Saisi en 2010 par plusieurs ONG dont Sherpa à propos des conditions de travail et de vie autour de la plantation de palmiers de la Socfin au Cameroun, le point de contact national (PCN) français de l’OCDE, chargé de faire respecter des règles minimales de bonne conduite aux entreprises, avait conclu que Bolloré était le destinataire pertinent des revendications et des protestations des cultivateurs. Et c’est à ce titre qu’en 2013, Vincent Bolloré lui-même s’était engagé à apporter des réponses aux riverains qui l’avaient sollicité. Son groupe avait ensuite accepté de lancer un processus de négociation à Paris, en octobre 2014. Marie-Annick Darmaillac, sa secrétaire générale adjointe, s’était même engagée sur plusieurs points pour tenter de résoudre les conflits provoqués par les activités de Socfin… dont aucun représentant n’avait pourtant accepté d’être présent.

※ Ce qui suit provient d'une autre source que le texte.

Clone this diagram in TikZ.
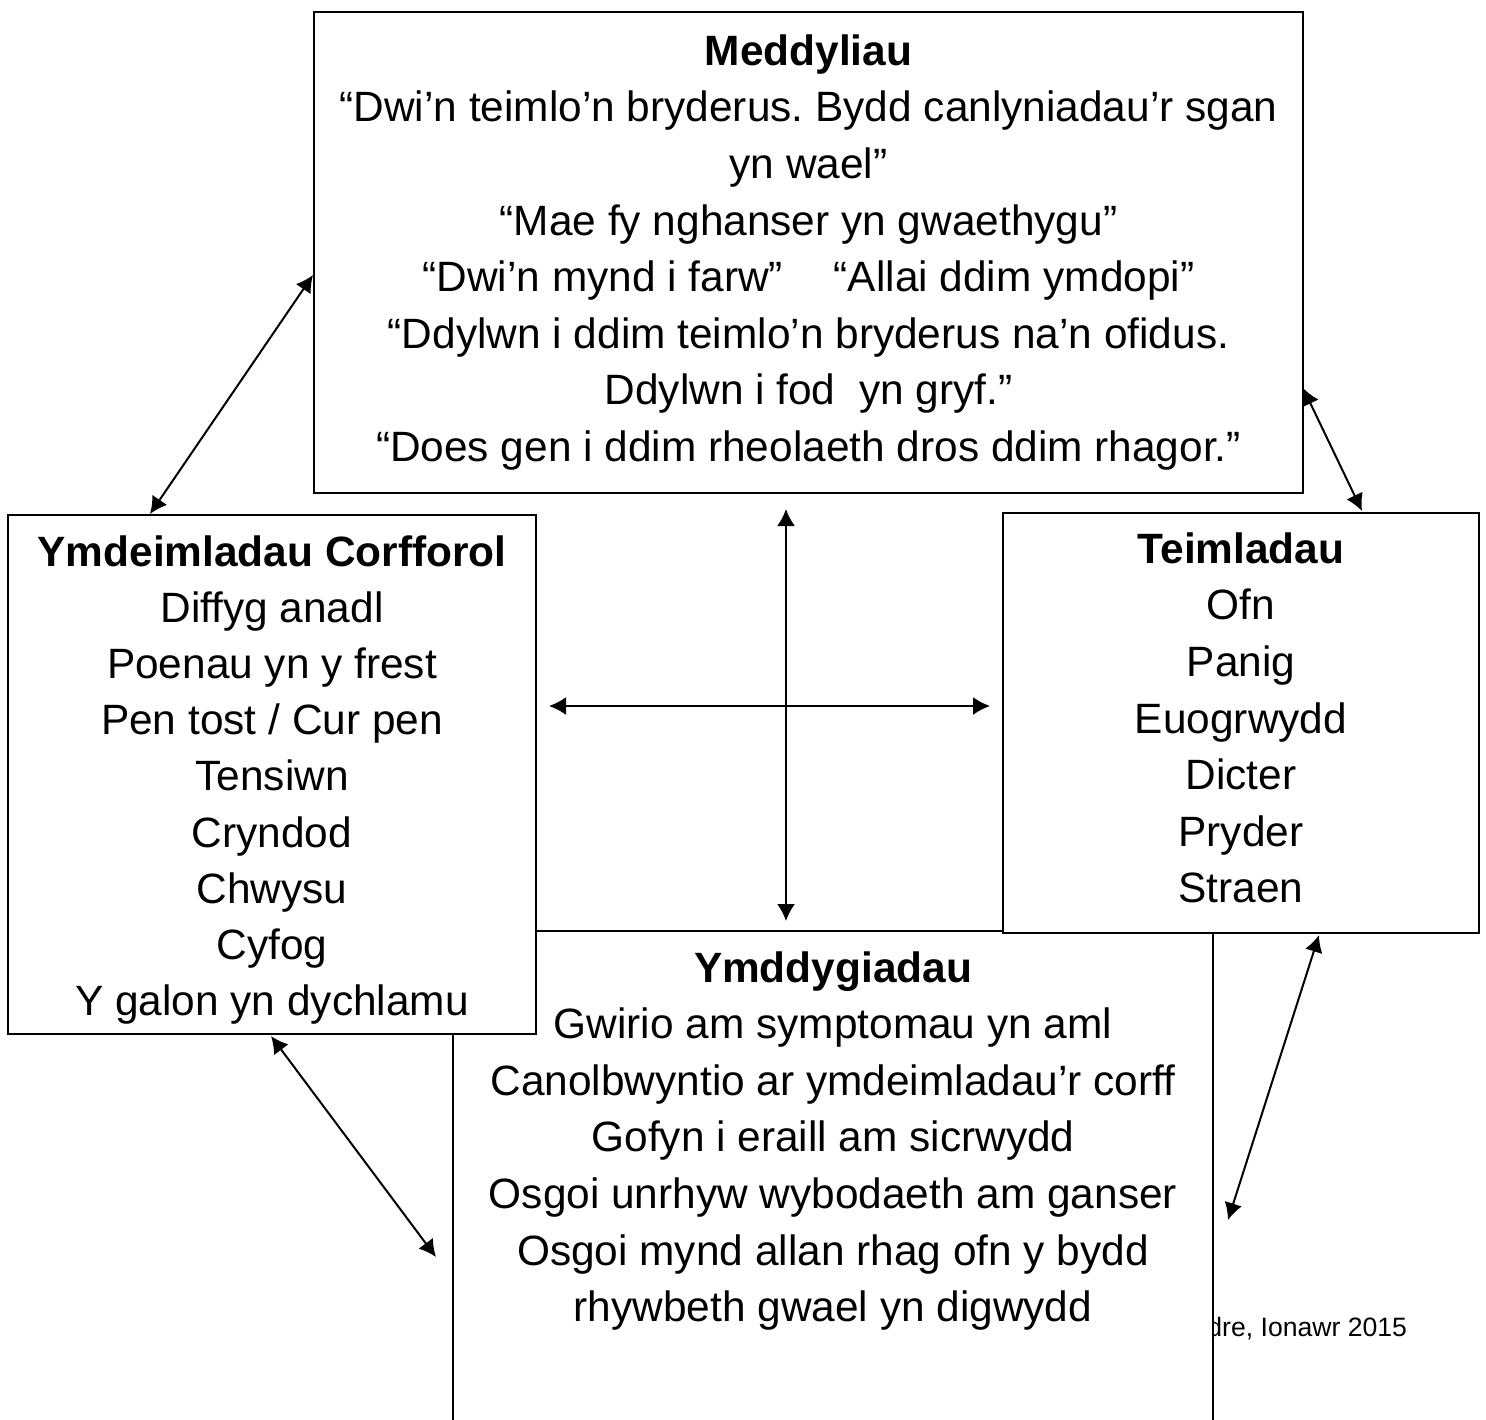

Ce processus a finalement capoté. Officiellement, le groupe Bolloré n’est pas parvenu à convaincre la famille Fabri de participer aux discussions. Lors d’une réunion, le 5 juin 2015, avec des représentants du collectif de riverains, Marie-Annick Darmaillac a reconnu que Socfin « avait repris la main » et voulait être « en première ligne ». Un an plus tard, le PCN français aboutissait au même constat, passant le dossier à son homologue belge, charge à lui de se rapprocher avec Socfin.

Aux dernières nouvelles, l’entreprise a fini par accepter d’engager des discussions, et selon nos informations, les recommandations de l’instance officielle sont quasiment prêtes.